** BEGIN EXERCISE INPUT **

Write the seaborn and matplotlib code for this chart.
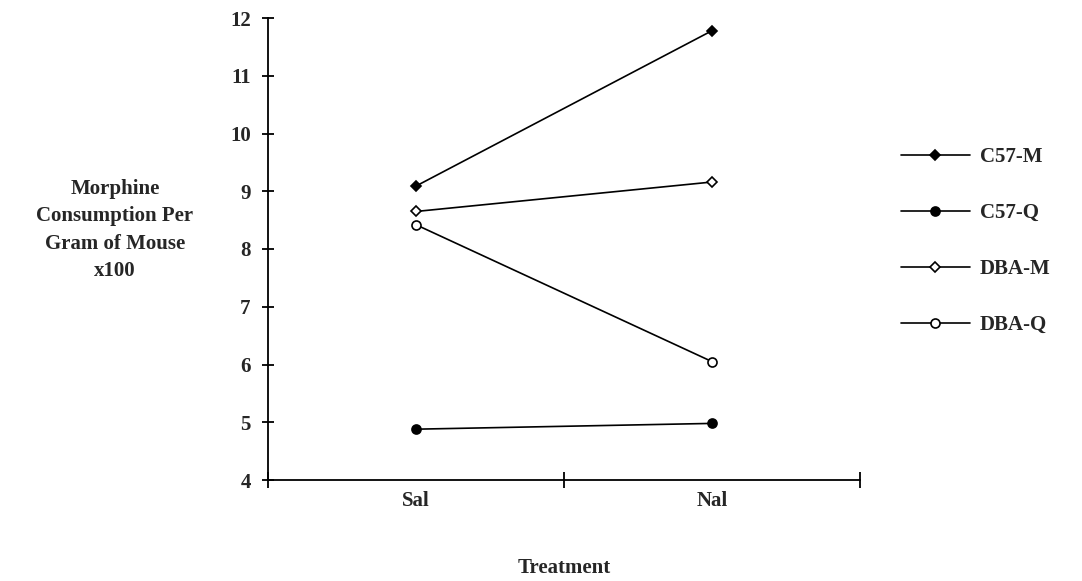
import matplotlib
matplotlib.use("Agg")
import matplotlib.pyplot as plt
import seaborn as sns
import pandas as pd
from matplotlib.ticker import FixedLocator, NullFormatter

# Treatment conditions and morphine consumption per gram of mouse (x100)
treatments = ["Sal", "Nal"]
groups = ["C57-M", "C57-Q", "DBA-M", "DBA-Q"]
c57_m = [9.09, 11.78]
c57_q = [4.88, 4.98]
dba_m = [8.65, 9.16]
dba_q = [8.42, 6.05]
yticks = [4, 5, 6, 7, 8, 9, 10, 11, 12]

series = {"C57-M": c57_m, "C57-Q": c57_q, "DBA-M": dba_m, "DBA-Q": dba_q}
rows = []
for g in groups:
    for i, t in enumerate(treatments):
        rows.append({"group": g, "treatment": t, "pos": i, "value": series[g][i]})
df = pd.DataFrame(rows)

sns.set_theme(style="white")
plt.rcParams["font.family"] = ["Liberation Serif", "DejaVu Serif"]
plt.rcParams["font.weight"] = "bold"

fig = plt.figure(figsize=(10.82, 5.81), dpi=100)
ax = fig.add_axes([268 / 1082, 1 - 480 / 581, (860 - 268) / 1082, (480 - 18) / 581])

styles = {
    "C57-M": dict(marker="D", markerfacecolor="black", markersize=5.5),
    "C57-Q": dict(marker="o", markerfacecolor="black", markersize=6.5),
    "DBA-M": dict(marker="D", markerfacecolor="white", markersize=5.5),
    "DBA-Q": dict(marker="o", markerfacecolor="white", markersize=6.5),
}
for g in groups:
    sub = df[df["group"] == g]
    sns.lineplot(data=sub, x="pos", y="value", ax=ax, color="black", linewidth=1.2,
                 markeredgecolor="black", markeredgewidth=1.2, label=g, **styles[g])

ax.set_xlim(-0.5, 1.5)
ax.set_ylim(4, 12)
ax.set_yticks(yticks)
ax.set_yticklabels([str(v) for v in yticks], fontsize=15, fontweight="bold")

# Category boundaries carry the tick marks; category names sit at the centres
ax.xaxis.set_major_locator(FixedLocator([-0.5, 0.5, 1.5]))
ax.xaxis.set_major_formatter(NullFormatter())
ax.xaxis.set_minor_locator(FixedLocator([0, 1]))
ax.set_xticklabels(treatments, minor=True, fontsize=15, fontweight="bold")
ax.tick_params(axis="x", which="major", bottom=True, direction="inout", length=12,
               width=1.3, color="black")
ax.tick_params(axis="x", which="minor", bottom=True, length=0, pad=8)
ax.tick_params(axis="y", left=True, direction="inout", length=9, width=1.3,
               color="black", pad=8)

for side in ["top", "right"]:
    ax.spines[side].set_visible(False)
for side in ["left", "bottom"]:
    ax.spines[side].set_color("black")
    ax.spines[side].set_linewidth(1.3)

ax.set_xlabel("")
ax.set_ylabel("")
fig.text(564 / 1082, 1 - 568 / 581, "Treatment", ha="center", va="center",
         fontsize=15, fontweight="bold")
fig.text(115 / 1082, 1 - 230 / 581, "Morphine\nConsumption Per\nGram of Mouse\nx100",
         ha="center", va="center", fontsize=15, fontweight="bold", linespacing=1.47)

ax.legend(loc="center left", bbox_to_anchor=(882 / 1082, 1 - 241 / 581),
          bbox_transform=fig.transFigure, frameon=False,
          handlelength=3.3, handletextpad=0.5, labelspacing=1.73,
          prop={"weight": "bold", "size": 15})

fig.savefig("out.png", dpi=100, facecolor="white")
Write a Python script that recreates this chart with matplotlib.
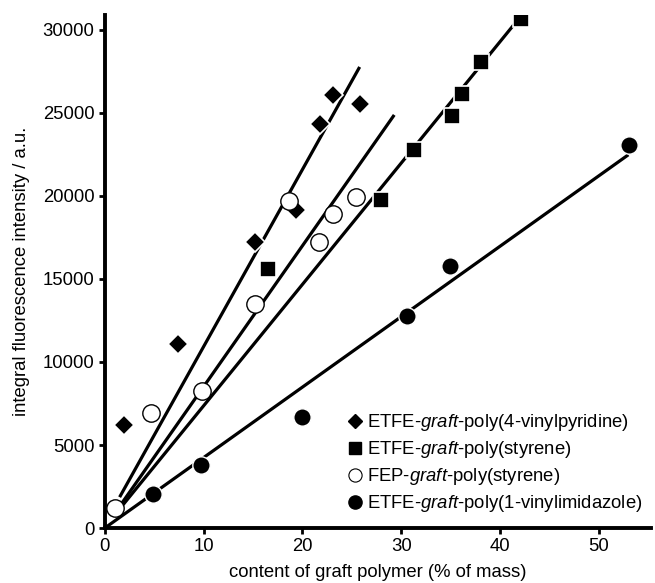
import matplotlib
matplotlib.use("Agg")
import matplotlib.pyplot as plt
import numpy as np

plt.rcParams['font.family'] = ['Liberation Sans', 'DejaVu Sans']
plt.rcParams['mathtext.fontset'] = 'custom'
plt.rcParams['mathtext.rm'] = 'Liberation Sans'
plt.rcParams['mathtext.it'] = 'Liberation Sans:italic'

# ETFE-graft-poly(4-vinylpyridine)
vp_x = [1.9, 7.4, 15.2, 19.4, 21.8, 23.1, 25.8]
vp_y = [6190, 11100, 17250, 19170, 24340, 26080, 25540]
vp_line_x = [1.5, 25.8]
vp_line_y = [1860, 27770]

# ETFE-graft-poly(styrene)
st_x = [16.5, 28.0, 31.3, 35.1, 36.2, 38.1, 42.1]
st_y = [15620, 19780, 22780, 24820, 26140, 28070, 30650]
st_line_x = [1.6, 41.8]
st_line_y = [1220, 30600]

# FEP-graft-poly(styrene)
fep_x = [1.0, 4.7, 9.8, 15.2, 18.6, 21.7, 23.1, 25.4]
fep_y = [1200, 6900, 8230, 13520, 19710, 17250, 18930, 19950]
fep_line_x = [1.6, 29.3]
fep_line_y = [1390, 24880]

# ETFE-graft-poly(1-vinylimidazole)
vi_x = [4.9, 9.7, 20.0, 30.6, 34.9, 53.1]
vi_y = [2040, 3790, 6670, 12800, 15800, 23080]
vi_line_x = [0.0, 53.0]
vi_line_y = [0, 22480]

labels = ["ETFE-$\\it{graft}$-poly(4-vinylpyridine)",
          "ETFE-$\\it{graft}$-poly(styrene)",
          "FEP-$\\it{graft}$-poly(styrene)",
          "ETFE-$\\it{graft}$-poly(1-vinylimidazole)"]

xticks = [0, 10, 20, 30, 40, 50]
yticks = [0, 5000, 10000, 15000, 20000, 25000, 30000]

fs = 13.3
fig = plt.figure(figsize=(6.55, 5.83), dpi=100)
ax = fig.add_axes([0.160, 0.0943, 0.834, 0.880])

lw = 2.3
for lx, ly in [(vp_line_x, vp_line_y), (st_line_x, st_line_y),
               (fep_line_x, fep_line_y), (vi_line_x, vi_line_y)]:
    ax.plot(lx, ly, color='black', lw=lw, solid_capstyle='butt', zorder=2)

ax.plot(vp_x, vp_y, linestyle='none', marker='D', ms=10.5, mfc='black',
        mec='white', mew=1.2, zorder=3)
ax.plot(st_x, st_y, linestyle='none', marker='s', ms=11, mfc='black',
        mec='white', mew=1.2, zorder=3)
ax.plot(fep_x, fep_y, linestyle='none', marker='o', ms=12.5, mfc='white',
        mec='black', mew=1.0, zorder=3)
ax.plot(vi_x, vi_y, linestyle='none', marker='o', ms=12.5, mfc='black',
        mec='white', mew=1.0, zorder=3)

# legend handles
h1 = ax.plot([], [], linestyle='none', marker='D', ms=7.5, mfc='black', mec='black')[0]
h2 = ax.plot([], [], linestyle='none', marker='s', ms=9, mfc='black', mec='black')[0]
h3 = ax.plot([], [], linestyle='none', marker='o', ms=9.5, mfc='white', mec='black', mew=0.8)[0]
h4 = ax.plot([], [], linestyle='none', marker='o', ms=9.5, mfc='black', mec='black')[0]
leg = ax.legend([h1, h2, h3, h4], labels, loc='lower left',
                bbox_to_anchor=(0.435, 0.012), frameon=False, fontsize=fs,
                handlelength=0.6, handletextpad=0.35, labelspacing=0.33,
                borderaxespad=0.0)

ax.set_xlim(0, 55.3)
ax.set_ylim(0, 30900)
ax.set_xticks(xticks)
ax.set_yticks(yticks)
ax.tick_params(direction='out', length=4, width=2, labelsize=fs, pad=3.5)
for s in ['top', 'right']:
    ax.spines[s].set_visible(False)
for s in ['left', 'bottom']:
    ax.spines[s].set_linewidth(2.8)

ax.set_xlabel("content of graft polymer (% of mass)", fontsize=fs, labelpad=6)
ax.set_ylabel("integral fluorescence intensity / a.u.", fontsize=fs, labelpad=9)

fig.savefig("out.png", dpi=100)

** END EXERCISE INPUT **

◆ **SHORT PROBLEM**
Pictures are not part of the copy. Reproduce the lines from the one containing "Write a Python" through the one containing "import numpy as np", exactly and nothing more.

◆ **FINAL RESULT**
Write a Python script that recreates this chart with matplotlib.
import matplotlib
matplotlib.use("Agg")
import matplotlib.pyplot as plt
import numpy as np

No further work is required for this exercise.